Given exercise> Everything in the data should be repeated exactly, save for the images.

Available records>
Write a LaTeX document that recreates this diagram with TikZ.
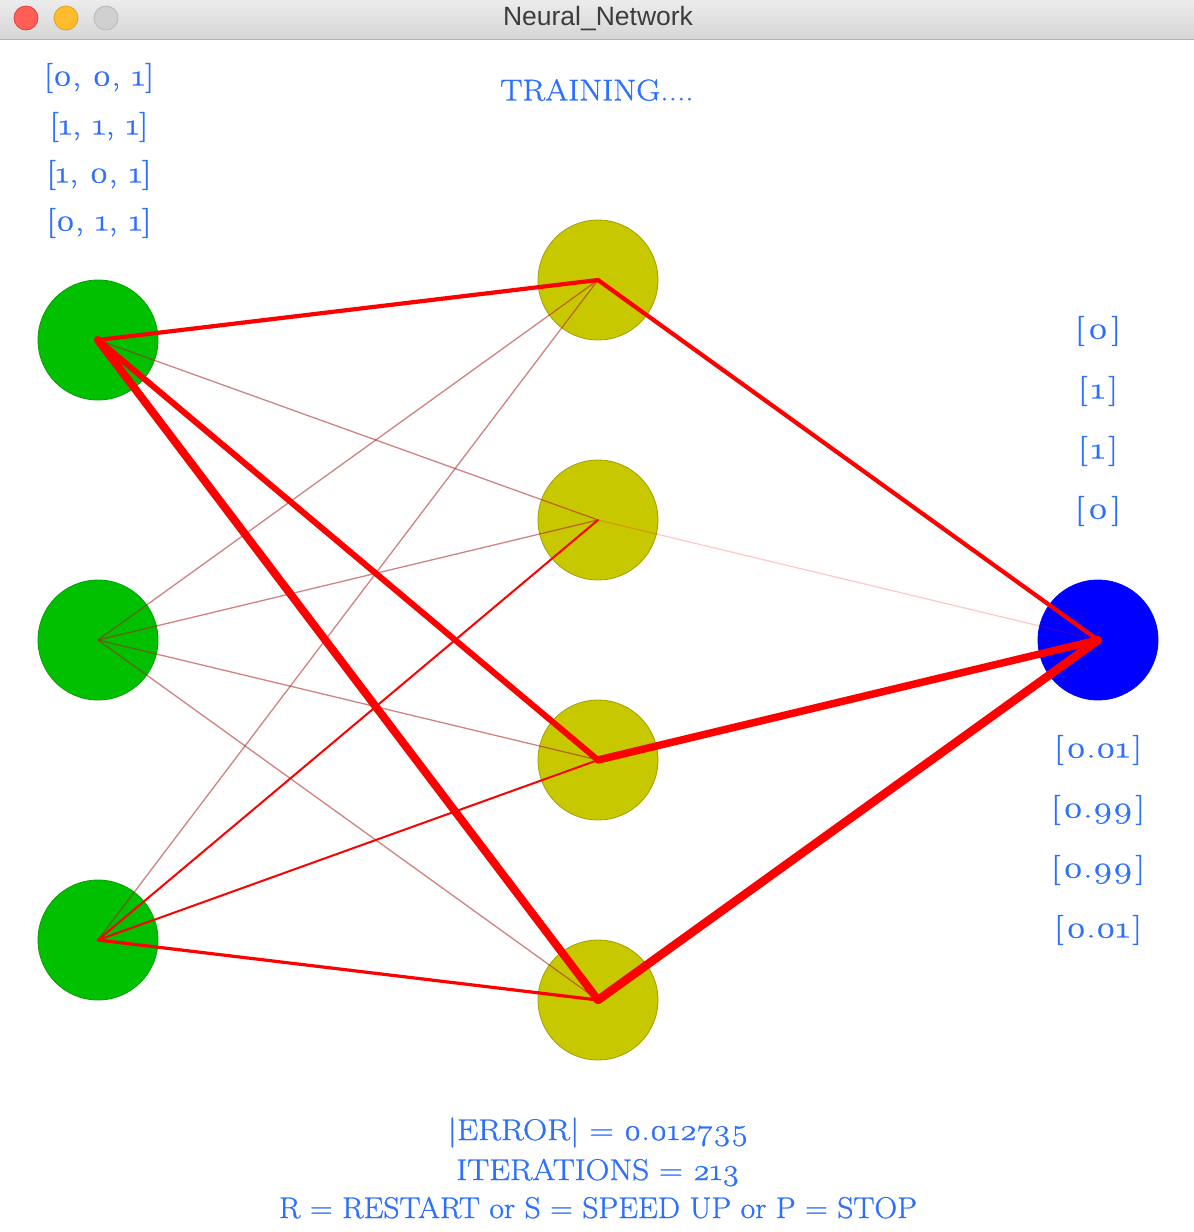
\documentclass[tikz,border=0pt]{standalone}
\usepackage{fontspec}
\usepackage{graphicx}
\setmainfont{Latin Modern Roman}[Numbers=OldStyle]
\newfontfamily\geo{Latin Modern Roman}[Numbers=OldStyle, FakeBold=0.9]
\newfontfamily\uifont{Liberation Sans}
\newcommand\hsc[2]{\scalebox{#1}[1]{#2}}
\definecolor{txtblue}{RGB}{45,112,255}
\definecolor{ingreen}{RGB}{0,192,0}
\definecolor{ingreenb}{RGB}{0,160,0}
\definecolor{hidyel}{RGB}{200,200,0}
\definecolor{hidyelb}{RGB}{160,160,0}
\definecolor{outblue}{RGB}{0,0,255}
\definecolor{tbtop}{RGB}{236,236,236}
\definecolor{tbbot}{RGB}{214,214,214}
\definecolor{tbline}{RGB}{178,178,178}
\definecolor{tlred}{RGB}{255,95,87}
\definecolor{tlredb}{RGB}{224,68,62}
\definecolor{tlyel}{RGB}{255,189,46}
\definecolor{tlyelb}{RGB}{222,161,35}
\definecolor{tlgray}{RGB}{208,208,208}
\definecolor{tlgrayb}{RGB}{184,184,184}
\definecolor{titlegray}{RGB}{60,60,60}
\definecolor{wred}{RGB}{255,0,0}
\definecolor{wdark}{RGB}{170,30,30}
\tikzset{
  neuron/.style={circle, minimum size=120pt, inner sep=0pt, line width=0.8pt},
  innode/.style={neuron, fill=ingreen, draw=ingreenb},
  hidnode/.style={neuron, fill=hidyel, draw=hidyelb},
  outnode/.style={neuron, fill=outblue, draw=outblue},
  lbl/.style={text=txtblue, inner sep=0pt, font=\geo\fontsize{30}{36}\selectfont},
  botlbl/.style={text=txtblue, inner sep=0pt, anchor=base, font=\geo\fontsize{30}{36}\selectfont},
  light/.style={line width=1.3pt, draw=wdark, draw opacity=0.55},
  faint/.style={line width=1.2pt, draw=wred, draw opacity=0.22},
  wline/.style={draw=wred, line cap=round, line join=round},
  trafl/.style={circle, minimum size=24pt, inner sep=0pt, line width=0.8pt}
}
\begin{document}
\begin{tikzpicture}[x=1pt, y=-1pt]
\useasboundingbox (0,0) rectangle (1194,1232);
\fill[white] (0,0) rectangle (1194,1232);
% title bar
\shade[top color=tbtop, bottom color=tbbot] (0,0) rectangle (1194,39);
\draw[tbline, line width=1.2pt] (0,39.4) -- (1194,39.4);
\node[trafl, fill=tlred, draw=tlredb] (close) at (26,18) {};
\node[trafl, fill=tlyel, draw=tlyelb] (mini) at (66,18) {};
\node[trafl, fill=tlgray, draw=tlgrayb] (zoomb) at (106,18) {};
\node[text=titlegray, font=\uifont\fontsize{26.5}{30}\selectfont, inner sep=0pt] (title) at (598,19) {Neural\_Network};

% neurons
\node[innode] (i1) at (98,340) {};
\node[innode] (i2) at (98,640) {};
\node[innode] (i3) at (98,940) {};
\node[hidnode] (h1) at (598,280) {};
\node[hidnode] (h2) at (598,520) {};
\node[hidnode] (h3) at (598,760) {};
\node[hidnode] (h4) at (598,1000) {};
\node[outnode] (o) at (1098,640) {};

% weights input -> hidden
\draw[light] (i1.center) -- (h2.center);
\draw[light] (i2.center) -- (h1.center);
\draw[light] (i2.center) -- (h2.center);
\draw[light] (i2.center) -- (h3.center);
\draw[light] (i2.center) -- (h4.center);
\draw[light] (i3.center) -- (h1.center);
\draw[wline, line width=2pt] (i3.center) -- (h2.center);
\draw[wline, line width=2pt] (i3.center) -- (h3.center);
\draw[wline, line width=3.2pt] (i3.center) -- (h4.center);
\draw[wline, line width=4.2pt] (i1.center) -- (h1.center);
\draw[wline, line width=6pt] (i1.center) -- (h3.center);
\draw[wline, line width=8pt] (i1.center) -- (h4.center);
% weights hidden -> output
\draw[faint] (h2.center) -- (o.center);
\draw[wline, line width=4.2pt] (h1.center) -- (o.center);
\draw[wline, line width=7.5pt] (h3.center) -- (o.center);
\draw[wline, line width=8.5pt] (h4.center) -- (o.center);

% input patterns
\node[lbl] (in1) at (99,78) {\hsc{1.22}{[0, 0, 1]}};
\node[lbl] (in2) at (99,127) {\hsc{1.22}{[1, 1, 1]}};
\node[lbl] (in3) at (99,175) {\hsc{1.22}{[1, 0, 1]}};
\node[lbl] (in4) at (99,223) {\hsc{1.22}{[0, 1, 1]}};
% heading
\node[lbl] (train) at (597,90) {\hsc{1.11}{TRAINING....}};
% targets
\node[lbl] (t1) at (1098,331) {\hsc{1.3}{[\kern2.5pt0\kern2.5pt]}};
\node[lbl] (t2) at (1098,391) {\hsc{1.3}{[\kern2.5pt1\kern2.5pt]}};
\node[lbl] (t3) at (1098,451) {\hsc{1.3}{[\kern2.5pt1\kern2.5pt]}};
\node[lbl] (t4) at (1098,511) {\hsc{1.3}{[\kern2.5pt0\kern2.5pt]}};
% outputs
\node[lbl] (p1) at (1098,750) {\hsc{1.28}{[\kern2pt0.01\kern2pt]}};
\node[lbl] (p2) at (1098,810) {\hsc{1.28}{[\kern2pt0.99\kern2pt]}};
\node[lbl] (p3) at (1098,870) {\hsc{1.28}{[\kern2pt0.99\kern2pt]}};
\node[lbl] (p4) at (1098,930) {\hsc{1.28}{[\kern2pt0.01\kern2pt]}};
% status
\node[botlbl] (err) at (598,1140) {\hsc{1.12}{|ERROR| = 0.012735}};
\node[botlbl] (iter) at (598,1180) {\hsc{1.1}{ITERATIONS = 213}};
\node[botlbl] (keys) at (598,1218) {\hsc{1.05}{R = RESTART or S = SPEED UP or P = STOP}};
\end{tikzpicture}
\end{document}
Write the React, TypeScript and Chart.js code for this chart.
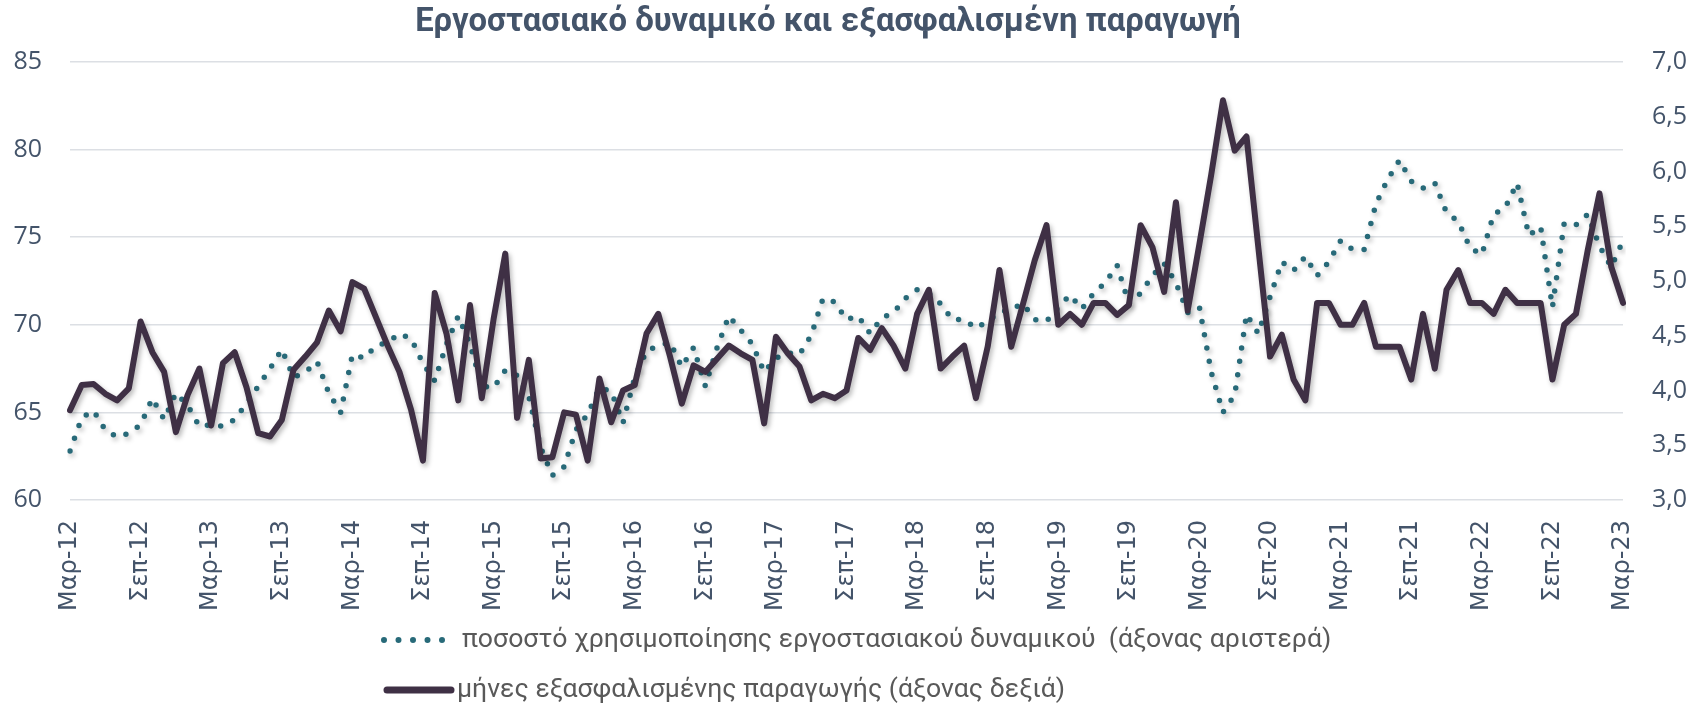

Response below>
Write a LaTeX document that recreates this diagram with TikZ.
\documentclass[tikz,border=0pt]{standalone}
\usepackage{fontspec}
\usepackage{graphicx}
\setmainfont{Latin Modern Roman}[Numbers=OldStyle]
\newfontfamily\geo{Latin Modern Roman}[Numbers=OldStyle, FakeBold=0.9]
\newfontfamily\uifont{Liberation Sans}
\newcommand\hsc[2]{\scalebox{#1}[1]{#2}}
\definecolor{txtblue}{RGB}{45,112,255}
\definecolor{ingreen}{RGB}{0,192,0}
\definecolor{ingreenb}{RGB}{0,160,0}
\definecolor{hidyel}{RGB}{200,200,0}
\definecolor{hidyelb}{RGB}{160,160,0}
\definecolor{outblue}{RGB}{0,0,255}
\definecolor{tbtop}{RGB}{236,236,236}
\definecolor{tbbot}{RGB}{214,214,214}
\definecolor{tbline}{RGB}{178,178,178}
\definecolor{tlred}{RGB}{255,95,87}
\definecolor{tlredb}{RGB}{224,68,62}
\definecolor{tlyel}{RGB}{255,189,46}
\definecolor{tlyelb}{RGB}{222,161,35}
\definecolor{tlgray}{RGB}{208,208,208}
\definecolor{tlgrayb}{RGB}{184,184,184}
\definecolor{titlegray}{RGB}{60,60,60}
\definecolor{wred}{RGB}{255,0,0}
\definecolor{wdark}{RGB}{170,30,30}
\tikzset{
  neuron/.style={circle, minimum size=120pt, inner sep=0pt, line width=0.8pt},
  innode/.style={neuron, fill=ingreen, draw=ingreenb},
  hidnode/.style={neuron, fill=hidyel, draw=hidyelb},
  outnode/.style={neuron, fill=outblue, draw=outblue},
  lbl/.style={text=txtblue, inner sep=0pt, font=\geo\fontsize{30}{36}\selectfont},
  botlbl/.style={text=txtblue, inner sep=0pt, anchor=base, font=\geo\fontsize{30}{36}\selectfont},
  light/.style={line width=1.3pt, draw=wdark, draw opacity=0.55},
  faint/.style={line width=1.2pt, draw=wred, draw opacity=0.22},
  wline/.style={draw=wred, line cap=round, line join=round},
  trafl/.style={circle, minimum size=24pt, inner sep=0pt, line width=0.8pt}
}
\begin{document}
\begin{tikzpicture}[x=1pt, y=-1pt]
\useasboundingbox (0,0) rectangle (1194,1232);
\fill[white] (0,0) rectangle (1194,1232);
% title bar
\shade[top color=tbtop, bottom color=tbbot] (0,0) rectangle (1194,39);
\draw[tbline, line width=1.2pt] (0,39.4) -- (1194,39.4);
\node[trafl, fill=tlred, draw=tlredb] (close) at (26,18) {};
\node[trafl, fill=tlyel, draw=tlyelb] (mini) at (66,18) {};
\node[trafl, fill=tlgray, draw=tlgrayb] (zoomb) at (106,18) {};
\node[text=titlegray, font=\uifont\fontsize{26.5}{30}\selectfont, inner sep=0pt] (title) at (598,19) {Neural\_Network};

% neurons
\node[innode] (i1) at (98,340) {};
\node[innode] (i2) at (98,640) {};
\node[innode] (i3) at (98,940) {};
\node[hidnode] (h1) at (598,280) {};
\node[hidnode] (h2) at (598,520) {};
\node[hidnode] (h3) at (598,760) {};
\node[hidnode] (h4) at (598,1000) {};
\node[outnode] (o) at (1098,640) {};

% weights input -> hidden
\draw[light] (i1.center) -- (h2.center);
\draw[light] (i2.center) -- (h1.center);
\draw[light] (i2.center) -- (h2.center);
\draw[light] (i2.center) -- (h3.center);
\draw[light] (i2.center) -- (h4.center);
\draw[light] (i3.center) -- (h1.center);
\draw[wline, line width=2pt] (i3.center) -- (h2.center);
\draw[wline, line width=2pt] (i3.center) -- (h3.center);
\draw[wline, line width=3.2pt] (i3.center) -- (h4.center);
\draw[wline, line width=4.2pt] (i1.center) -- (h1.center);
\draw[wline, line width=6pt] (i1.center) -- (h3.center);
\draw[wline, line width=8pt] (i1.center) -- (h4.center);
% weights hidden -> output
\draw[faint] (h2.center) -- (o.center);
\draw[wline, line width=4.2pt] (h1.center) -- (o.center);
\draw[wline, line width=7.5pt] (h3.center) -- (o.center);
\draw[wline, line width=8.5pt] (h4.center) -- (o.center);

% input patterns
\node[lbl] (in1) at (99,78) {\hsc{1.22}{[0, 0, 1]}};
\node[lbl] (in2) at (99,127) {\hsc{1.22}{[1, 1, 1]}};
\node[lbl] (in3) at (99,175) {\hsc{1.22}{[1, 0, 1]}};
\node[lbl] (in4) at (99,223) {\hsc{1.22}{[0, 1, 1]}};
% heading
\node[lbl] (train) at (597,90) {\hsc{1.11}{TRAINING....}};
% targets
\node[lbl] (t1) at (1098,331) {\hsc{1.3}{[\kern2.5pt0\kern2.5pt]}};
\node[lbl] (t2) at (1098,391) {\hsc{1.3}{[\kern2.5pt1\kern2.5pt]}};
\node[lbl] (t3) at (1098,451) {\hsc{1.3}{[\kern2.5pt1\kern2.5pt]}};
\node[lbl] (t4) at (1098,511) {\hsc{1.3}{[\kern2.5pt0\kern2.5pt]}};
% outputs
\node[lbl] (p1) at (1098,750) {\hsc{1.28}{[\kern2pt0.01\kern2pt]}};
\node[lbl] (p2) at (1098,810) {\hsc{1.28}{[\kern2pt0.99\kern2pt]}};
\node[lbl] (p3) at (1098,870) {\hsc{1.28}{[\kern2pt0.99\kern2pt]}};
\node[lbl] (p4) at (1098,930) {\hsc{1.28}{[\kern2pt0.01\kern2pt]}};
% status
\node[botlbl] (err) at (598,1140) {\hsc{1.12}{|ERROR| = 0.012735}};
\node[botlbl] (iter) at (598,1180) {\hsc{1.1}{ITERATIONS = 213}};
\node[botlbl] (keys) at (598,1218) {\hsc{1.05}{R = RESTART or S = SPEED UP or P = STOP}};
\end{tikzpicture}
\end{document}
Write the React, TypeScript and Chart.js code for this chart.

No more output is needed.